Hall of Famer Althea Gibson, a product of the ATA, became the first African-American to compete at the event in 1950. Seven years later, Gibson won her first of back-to-back U.S. National titles.
“Althea was the number one player in the world in 1957, when I was 10 years old,” said ATA historian Art Carrington. “So I thought tennis was a Black game.”
“All my life, people would ask me how I got started in tennis,” he said. “And when I told them, I always thought tennis was a Black game. I never saw a white player. I started at a small Black tennis club in New Jersey, and there was a plethora of these small clubs. …It wasn’t until I left my community as a tennis player for tournaments that I was hit with the fact that I was an anomaly.”
Just as the ATA was a product of racial inequality, so, too, was the formation of historically Black colleges and universities. Not surprisingly, the ATA and HBCUs struck a relationship that has been vital for a century.
That first ATA National Championship in 1917 was held at Druid Hill Park in Baltimore. However, because African-Americans were not allowed in most hotels at the time, it was difficult finding suitable locations to hold the event. Some of the HBCUs, including Hampton Institute (now Hampton University), Morehouse College, Central State and Lincoln University, stepped up. They had the tennis courts and sufficient housing space to host the Nationals.
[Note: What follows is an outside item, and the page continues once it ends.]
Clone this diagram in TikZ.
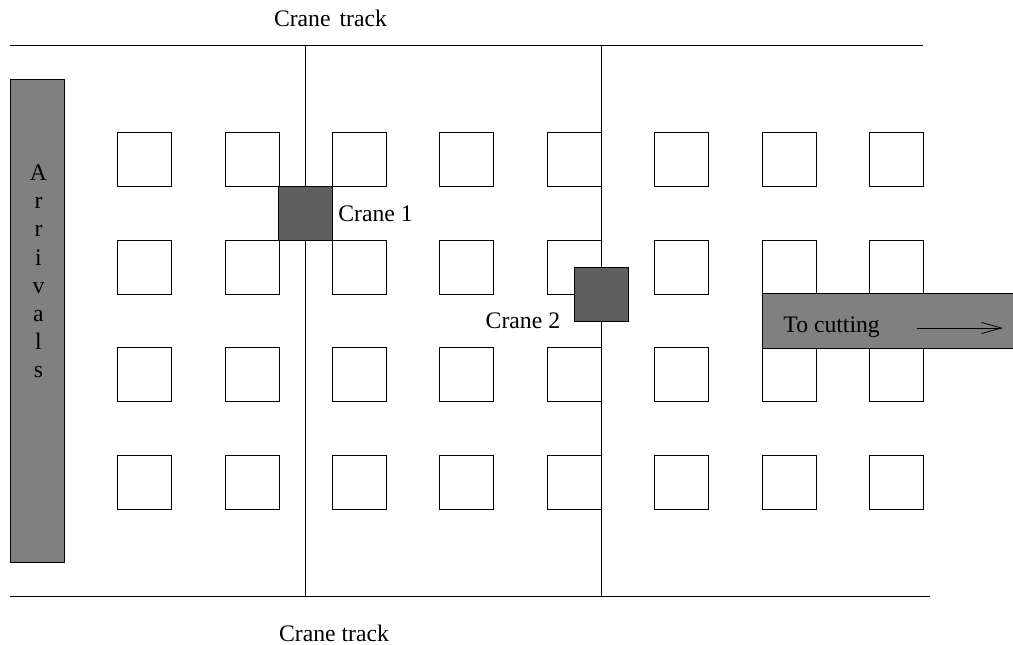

On top of that, many of the founding ATA members were HBCU alums and administrators.
As noted on the ATA’s website, “the college administrators were delighted to have so many prosperous and potential donors, affiliated with their campuses. The ATA national soon became one of the most anticipated social events of the year in the Black community.”
“The relationship between the ATA and the historically Black college and universities is a long, storied relationship, a long, storied history,” said Esu Ma’at, who moderated a panel of HBCU tennis coaches during last month’s virtual sessions. “And by and large, the ATA may not exist today, or at least the ATA National Championships may not be the tournament we know of today were it not for its early beginnings on the HBCU campuses.”